Confirmed: Tasmania’s logging industry wants access to forest conservation reserves

Pristine Tasmanian forest. Image: Alan Lesheim

Tasmania’s logging industry now wants to log scientifically verified forest conservation reserves it previously agreed not to log in exchange for multi-million-dollar taxpayer payouts

  • New cache of RTI documents reveals Tasmania’s logging industry & State government secretly preparing to log High-Conservation-Value (HCV) forest reserves
  • Tasmania’s Minister for Logging ramping up risk & setting industry up to fail because markets - retailers & consumers - will inevitably reject unethical wood 
  • As in Victoria, Tasmania’s logging industry needs to decrease risk, job insecurity and unsustainable practices by transitioning to plantation-based model

The Wilderness Society today condemned secret government and logging industry plans to log scientifically verified High Conservation Value forest reserves across Tasmania, revealed by a new cache of documents released through a Right To Information (RTI) request. 

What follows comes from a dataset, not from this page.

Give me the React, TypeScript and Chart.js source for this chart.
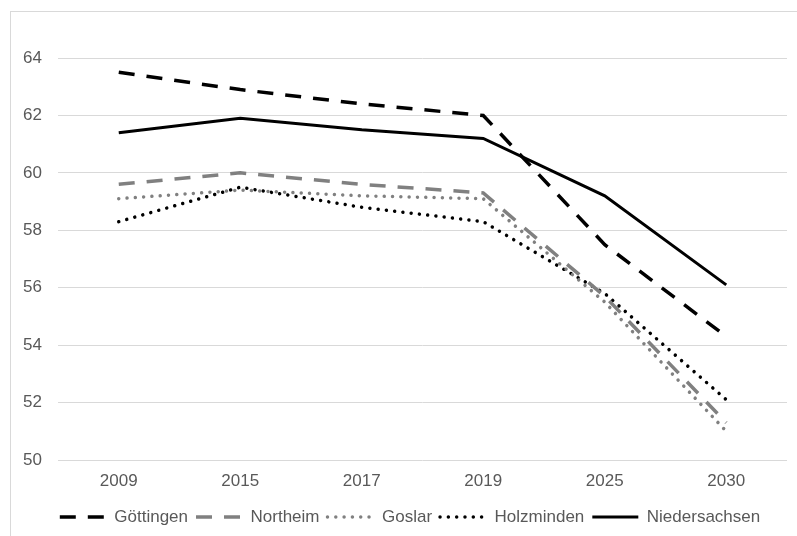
import React, { useEffect, useRef } from "react";
import { Chart, registerables } from "chart.js";

Chart.register(...registerables);

const years = ["2009", "2015", "2017", "2019", "2025", "2030"];
const goettingen = [63.5, 62.9, 62.4, 62.0, 57.5, 54.3];
const northeim = [59.6, 60.0, 59.6, 59.3, 55.7, 51.3];
const goslar = [59.1, 59.4, 59.2, 59.1, 55.5, 51.0];
const holzminden = [58.3, 59.5, 58.8, 58.3, 55.8, 52.1];
const niedersachsen = [61.4, 61.9, 61.5, 61.2, 59.2, 56.1];

const FONT = "'Liberation Sans', Arial, sans-serif";
const TEXT = "#595959";
const GRID = "#d9d9d9";
const GRAY = "#808080";

const shiftLegend = {
  id: "shiftLegend",
  afterLayout(chart: any) {
    const lg = chart.legend;
    if (lg) {
      lg.left += 11;
      lg.right += 11;
    }
  },
};

export default function App() {
  const ref = useRef<HTMLCanvasElement | null>(null);

  useEffect(() => {
    if (!ref.current) return;
    const dash = [16, 12];
    const dot = [0.01, 8.3];
    const chart = new Chart(ref.current, {
      type: "line",
      plugins: [shiftLegend],
      data: {
        labels: years,
        datasets: [
          { label: "Göttingen", data: goettingen, borderColor: "#000", borderWidth: 3.5, borderDash: dash, borderCapStyle: "butt" },
          { label: "Northeim", data: northeim, borderColor: GRAY, borderWidth: 3.5, borderDash: dash, borderCapStyle: "butt" },
          { label: "Goslar", data: goslar, borderColor: GRAY, borderWidth: 3.5, borderDash: dot, borderCapStyle: "round" },
          { label: "Holzminden", data: holzminden, borderColor: "#000", borderWidth: 3.5, borderDash: dot, borderCapStyle: "round" },
          { label: "Niedersachsen", data: niedersachsen, borderColor: "#000", borderWidth: 3, borderCapStyle: "butt" },
        ].map((d) => ({ ...d, pointRadius: 0, pointHoverRadius: 0, tension: 0, fill: false, backgroundColor: d.borderColor })),
      },
      options: {
        animation: false,
        responsive: false,
        devicePixelRatio: 1,
        layout: { padding: { top: 46, left: 0, right: 10, bottom: 16.5 } },
        plugins: {
          tooltip: { enabled: false },
          legend: {
            position: "bottom",
            labels: {
              usePointStyle: true,
              pointStyle: "line",
              pointStyleWidth: 46,
              padding: 8,
              color: TEXT,
              font: { family: FONT, size: 17 },
              generateLabels: (c: any) => {
                const items = Chart.defaults.plugins.legend.labels.generateLabels(c);
                return items.map((it: any) => {
                  const ds: any = c.data.datasets[it.datasetIndex];
                  return {
                    ...it,
                    pointStyle: "line",
                    strokeStyle: ds.borderColor,
                    fillStyle: ds.borderColor,
                    lineWidth: ds.borderWidth,
                    lineDash: ds.borderDash || [],
                    lineCap: ds.borderCapStyle,
                  };
                });
              },
            },
          },
        },
        scales: {
          x: {
            offset: true,
            grid: { display: false, drawTicks: false, offset: true },
            border: { display: false },
            ticks: { color: TEXT, font: { family: FONT, size: 17 }, padding: 11, maxRotation: 0 },
            afterFit: (s: any) => { s.height = 40.5; },
          },
          y: {
            min: 50,
            max: 64,
            grid: { color: GRID, lineWidth: 1, drawTicks: false },
            border: { display: false },
            ticks: { stepSize: 2, color: TEXT, font: { family: FONT, size: 17 }, padding: 16 },
            afterFit: (s: any) => { s.width = 47; },
          },
        },
      },
    });
    return () => chart.destroy();
  }, []);

  return (
    <div
      style={{
        position: "fixed",
        left: 10,
        top: 11,
        width: 786,
        height: 540,
        border: `1px solid ${GRID}`,
        background: "#fff",
      }}
    >
      <canvas ref={ref} width={786} height={540} style={{ display: "block", width: 786, height: 540 }} />
    </div>
  );
}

“If Tasmania’s Minister for Logging, Guy Barnett MP, wants to increase logging industry risk, job insecurity and product uncertainty, then proceeding with the logging of scientifically verified High Conservation Value forest reserves during climate and extinction crises is a great way to go,” said Tom Allen for the Wilderness Society. 

“The logging industry previously accepted millions of dollars from the taxpayer in return for agreeing not to log these reserves and for their reservation. To have taken the money but now push to log these reserves anyway is as cynical as it is hypocritical.

“There’s never been a time that we’ve needed trees, especially native forest, more than now. Publicly subsidised logging of more of Tasmania’s Gondwana forests is public policy insanity. Premier Will Hodgman should know better. These forests need to be protected, both for their biodiversity and their contribution to reducing the impacts of climate change."

To drive down risk, increase job security and give consumers and retailers confidence, Tasmania should undertake the transition to a plantation-based model as Victoria is doing.

“You can’t be real about Tasmania’s ‘clean, green’ brand while preparing to log the very thing that defines that brand, especially when there are  superior alternatives readily available,” said Mr Allen.